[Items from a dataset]
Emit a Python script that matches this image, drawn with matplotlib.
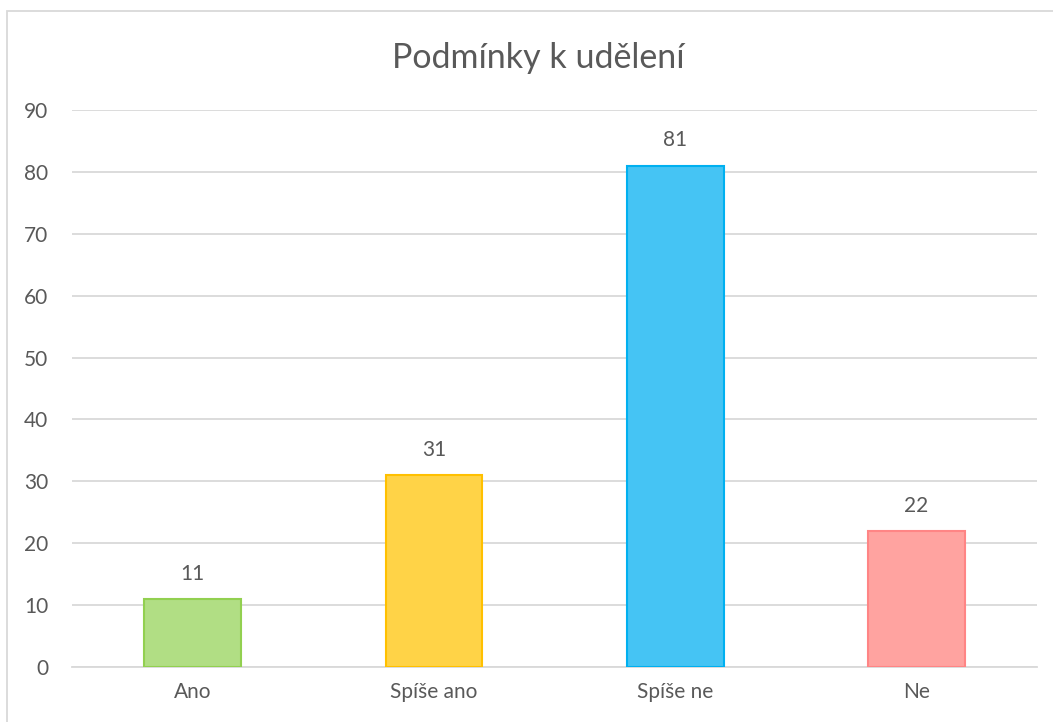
import matplotlib.pyplot as plt
from matplotlib.patches import Rectangle

categories = ["Ano", "Spíše ano", "Spíše ne", "Ne"]
values = [11, 31, 81, 22]
fill_colors = ["#b1de84", "#ffd347", "#45c4f4", "#ffa3a0"]
edge_colors = ["#92d050", "#ffc000", "#00b0f0", "#ff8585"]

plt.rcParams["font.family"] = ["Lato", "DejaVu Sans"]
text_color = "#595959"

fig = plt.figure(figsize=(10.53, 7.22), dpi=100)
ax = fig.add_axes([0.0684, 0.0762, 0.9166, 0.7714])

x = range(len(categories))
bars = ax.bar(x, values, width=0.4, color=fill_colors, edgecolor=edge_colors,
              linewidth=1.5, zorder=3)
for b, v in zip(bars, values):
    ax.annotate(str(v), (b.get_x() + b.get_width() / 2, v), xytext=(0, 11),
                textcoords="offset points", ha="center", va="bottom",
                fontsize=15, color=text_color)

ax.set_xlim(-0.5, len(categories) - 0.5)
ax.set_ylim(0, 90)
ax.set_yticks(range(0, 91, 10))
ax.set_xticks(list(x))
ax.set_xticklabels(categories)
ax.yaxis.grid(True, color="#d9d9d9", linewidth=1.3, zorder=0)
ax.tick_params(axis="both", length=0, labelsize=15, labelcolor=text_color)
ax.tick_params(axis="y", pad=17)
ax.tick_params(axis="x", pad=11)
for side in ["top", "right", "left"]:
    ax.spines[side].set_visible(False)
ax.spines["bottom"].set_color("#d9d9d9")
ax.spines["bottom"].set_linewidth(1.3)

fig.text(0.511, 0.92, "Podmínky k udělení", ha="center", va="center",
         fontsize=24.5, color=text_color)

# chart frame (extends past the image on right and bottom)
fig.patches.append(Rectangle((7 / 1053, -0.05), 1.1, 1 - 11 / 722 + 0.05,
                             transform=fig.transFigure, fill=False,
                             edgecolor="#d9d9d9", linewidth=1.3))

fig.savefig("out.png", dpi=100)
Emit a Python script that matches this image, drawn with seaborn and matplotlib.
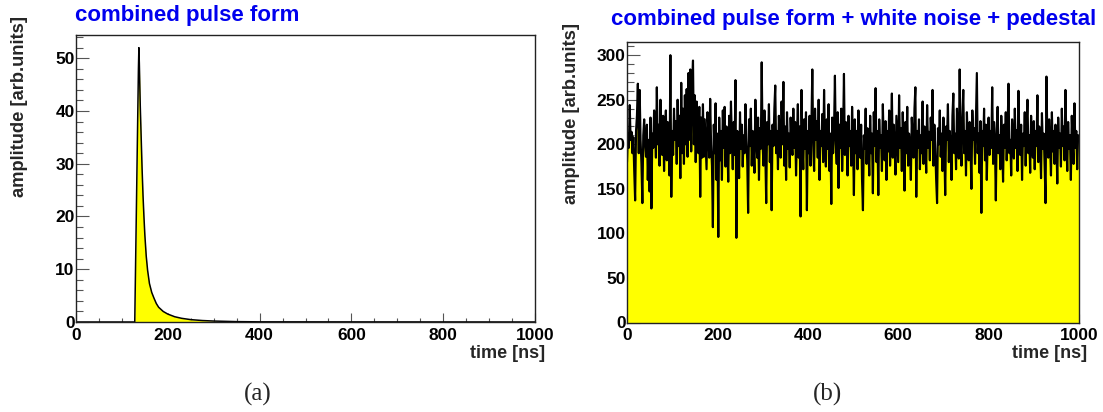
import numpy as np
import pandas as pd
import matplotlib
matplotlib.use("Agg")
import matplotlib.pyplot as plt
from matplotlib.ticker import MultipleLocator
import seaborn as sns

# ---------------- data ----------------
pulse_time = [0, 128, 129, 130, 131, 132, 133, 134, 135, 136, 137, 138, 139, 140,
              142, 144, 146, 148, 150, 153, 156, 160, 165, 170, 175, 180, 190,
              200, 215, 230, 250, 275, 300, 350, 400, 1000]
pulse_amp = [0, 0, 6, 12, 18, 24, 30, 36, 42, 48, 52, 49, 45, 41,
             35, 29, 24, 20, 16.5, 12.5, 9.8, 7.3, 5.6, 4.5, 3.5, 2.8, 2.0,
             1.5, 1.0, 0.7, 0.45, 0.28, 0.18, 0.07, 0.03, 0]

noise_step = 2  # ns between samples
noise_amp = [
    180, 212, 196, 244, 205, 214, 190, 208, 170, 137, 215, 232, 268, 190, 261, 205, 178, 134, 210, 228,
    200, 186, 222, 160, 205, 147, 230, 128, 212, 196, 238, 218, 185, 264, 200, 222, 176, 250, 210, 188,
    232, 170, 215, 238, 182, 225, 200, 165, 300, 141,
    215, 188, 240, 205, 226, 178, 250, 198, 232, 162, 269, 190, 240, 178, 255, 200, 262, 186, 280, 205,
    284, 192, 268, 294, 200, 255, 180, 248, 196, 190, 242, 141, 230, 185, 245, 186, 228, 200, 172, 236,
    214, 185, 251, 200, 176, 107, 222, 190, 246, 160,
    212, 96, 230, 182, 215, 160, 238, 196, 242, 175, 220, 200, 158, 232, 190, 248, 205, 172, 225, 188,
    272, 95, 215, 200, 162, 236, 195, 222, 175, 210, 190, 245, 205, 182, 123, 228, 198, 240, 176, 215,
    200, 168, 250, 208, 185, 230, 160, 218, 195, 292,
    200, 176, 238, 190, 134, 225, 200, 245, 180, 215, 126, 222, 198, 240, 266, 190, 215, 172, 232, 205,
    185, 248, 200, 270, 176, 220, 160, 236, 195, 212, 174, 230, 205, 188, 240, 196, 225, 165, 210, 245,
    185, 220, 119, 261, 200, 172, 228, 195, 236, 126,
    215, 190, 232, 176, 222, 284, 198, 170, 240, 205, 226, 185, 250, 160, 215, 198, 234, 180, 261, 205,
    175, 228, 195, 245, 170, 212, 133, 230, 190, 216, 277, 200, 178, 236, 151, 222, 196, 240, 170, 210,
    279, 188, 225, 200, 165, 232, 198, 215, 176, 242,
    205, 143, 228, 190, 215, 172, 238, 200, 185, 222, 160, 126, 210, 195, 240, 178, 218, 200, 165, 232,
    190, 212, 145, 236, 198, 263, 180, 215, 143, 228, 196, 210, 170, 245, 200, 182, 226, 160, 215, 192,
    238, 176, 210, 257, 185, 222, 198, 166, 232, 205,
    180, 255, 196, 218, 170, 236, 200, 148, 225, 190, 242, 176, 212, 198, 160, 230, 205, 185, 240, 264,
    141, 215, 196, 228, 172, 210, 190, 248, 178, 220, 200, 168, 244, 196, 214, 182, 230, 205, 261, 176,
    222, 195, 160, 134, 218, 200, 238, 186, 212, 170,
    230, 196, 143, 220, 205, 245, 180, 215, 198, 160, 232, 257, 190, 212, 172, 240, 200, 184, 284, 205,
    176, 228, 261, 190, 215, 165, 236, 200, 182, 225, 196, 150, 238, 205, 218, 178, 232, 280, 190, 212,
    168, 226, 123, 215, 198, 240, 182, 222, 160, 205,
    230, 188, 215, 196, 264, 178, 225, 200, 137, 218, 242, 190, 210, 172, 232, 200, 158, 222, 196, 236,
    182, 215, 268, 190, 205, 165, 228, 200, 184, 240, 196, 216, 170, 260, 205, 188, 222, 160, 212, 198,
    236, 176, 220, 250, 190, 210, 168, 232, 200, 185,
    226, 172, 215, 198, 255, 180, 220, 200, 162, 235, 195, 212, 176, 134, 276, 205, 185, 228, 200, 165,
    236, 192, 215, 178, 222, 200, 156, 230, 196, 212, 175, 240, 198, 220, 182, 261, 205, 170, 225, 195,
    210, 160, 232, 200, 178, 246, 196, 215, 172, 210,
]

x_major = [0, 200, 400, 600, 800, 1000]
titles = ["combined pulse form", "combined pulse form + white noise + pedestal"]
ylabel = "amplitude [arb.units]"
xlabel = "time [ns]"
captions = ["(a)", "(b)"]

# ---------------- style ----------------
sns.set_theme(style="ticks")
plt.rcParams["font.family"] = ["Liberation Sans", "DejaVu Sans"]
plt.rcParams["font.weight"] = "bold"

W, H = 1103, 412
fig = plt.figure(figsize=(W / 100, H / 100), dpi=100)
fig.patch.set_facecolor("white")

def px_axes(x0, x1, ytop, ybot):
    return fig.add_axes([x0 / W, 1 - ybot / H, (x1 - x0) / W, (ybot - ytop) / H])

axA = px_axes(76, 535, 35, 322)
axB = px_axes(627, 1079, 42, 322.5)

pulse_df = pd.DataFrame({"t": pulse_time, "a": pulse_amp})
noise_t = np.arange(len(noise_amp)) * noise_step
noise_t = np.append(noise_t, 1000)
noise_v = np.append(noise_amp, noise_amp[-1])
noise_df = pd.DataFrame({"t": noise_t, "a": noise_v})

axA.fill_between(pulse_df["t"], pulse_df["a"], color="#ffff00", lw=0)
sns.lineplot(data=pulse_df, x="t", y="a", ax=axA, color="black", lw=1.1, sort=False)

axB.fill_between(noise_df["t"], noise_df["a"], color="#ffff00", lw=0)
sns.lineplot(data=noise_df, x="t", y="a", ax=axB, color="black", lw=1.55, sort=False)

for ax, ymax, ymaj, ymin in [(axA, 54.4, 10, 2), (axB, 314.8, 50, 10)]:
    ax.set_xlim(0, 1000)
    ax.set_ylim(0, ymax)
    ax.set_xticks(x_major)
    ax.xaxis.set_minor_locator(MultipleLocator(50))
    ax.yaxis.set_major_locator(MultipleLocator(ymaj))
    ax.yaxis.set_minor_locator(MultipleLocator(ymin))
    ax.set_xlabel("")
    ax.set_ylabel("")
    ax.set_facecolor("white")
    for s in ax.spines.values():
        s.set_visible(True)
        s.set_linewidth(1.0)
        s.set_color("#222222")
    ax.tick_params(axis="x", which="major", direction="in", length=6.5, width=0.8,
                   color="#555555", pad=4, labelsize=12.5)
    ax.tick_params(axis="x", which="minor", direction="in", length=3.2, width=0.8, color="#555555")
    ax.tick_params(axis="y", which="major", direction="in", length=9.5, width=0.8,
                   color="#555555", pad=1, labelsize=12.5)
    ax.tick_params(axis="y", which="minor", direction="in", length=5, width=0.8, color="#555555")
    for lab in ax.get_xticklabels() + ax.get_yticklabels():
        lab.set_fontweight("bold")
        lab.set_color("black")
    ax.grid(False)

# titles
fig.text(75 / W, 1 - 16 / H, titles[0], color="#0000ee", fontsize=16, fontweight="bold",
         ha="left", va="center")
fig.text(1096 / W, 1 - 20 / H, titles[1], color="#0000ee", fontsize=16, fontweight="bold",
         ha="right", va="center")
# y labels
fig.text(20 / W, 1 - 16 / H, ylabel, rotation=90, fontsize=13.2, fontweight="bold",
         ha="center", va="top")
fig.text(571 / W, 1 - 23 / H, ylabel, rotation=90, fontsize=13.2, fontweight="bold",
         ha="center", va="top")
# x labels
fig.text(545 / W, 1 - 353 / H, xlabel, fontsize=13, fontweight="bold", ha="right", va="center")
fig.text(1087 / W, 1 - 353 / H, xlabel, fontsize=13, fontweight="bold", ha="right", va="center")
# captions
for cx, cap in zip([258, 828], captions):
    fig.text(cx / W, 1 - 394 / H, cap, fontsize=18, fontweight="normal", ha="center", va="center",
             family=["Liberation Serif", "DejaVu Serif"])

fig.savefig("out.png", dpi=100)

#### Given request
Every line from the start of the listing above through the line with "fontsize=15, color=text_color)" should be repeated exactly; skip the pictures and add nothing else.

#### Correct result
Emit a Python script that matches this image, drawn with matplotlib.
import matplotlib.pyplot as plt
from matplotlib.patches import Rectangle

categories = ["Ano", "Spíše ano", "Spíše ne", "Ne"]
values = [11, 31, 81, 22]
fill_colors = ["#b1de84", "#ffd347", "#45c4f4", "#ffa3a0"]
edge_colors = ["#92d050", "#ffc000", "#00b0f0", "#ff8585"]

plt.rcParams["font.family"] = ["Lato", "DejaVu Sans"]
text_color = "#595959"

fig = plt.figure(figsize=(10.53, 7.22), dpi=100)
ax = fig.add_axes([0.0684, 0.0762, 0.9166, 0.7714])

x = range(len(categories))
bars = ax.bar(x, values, width=0.4, color=fill_colors, edgecolor=edge_colors,
              linewidth=1.5, zorder=3)
for b, v in zip(bars, values):
    ax.annotate(str(v), (b.get_x() + b.get_width() / 2, v), xytext=(0, 11),
                textcoords="offset points", ha="center", va="bottom",
                fontsize=15, color=text_color)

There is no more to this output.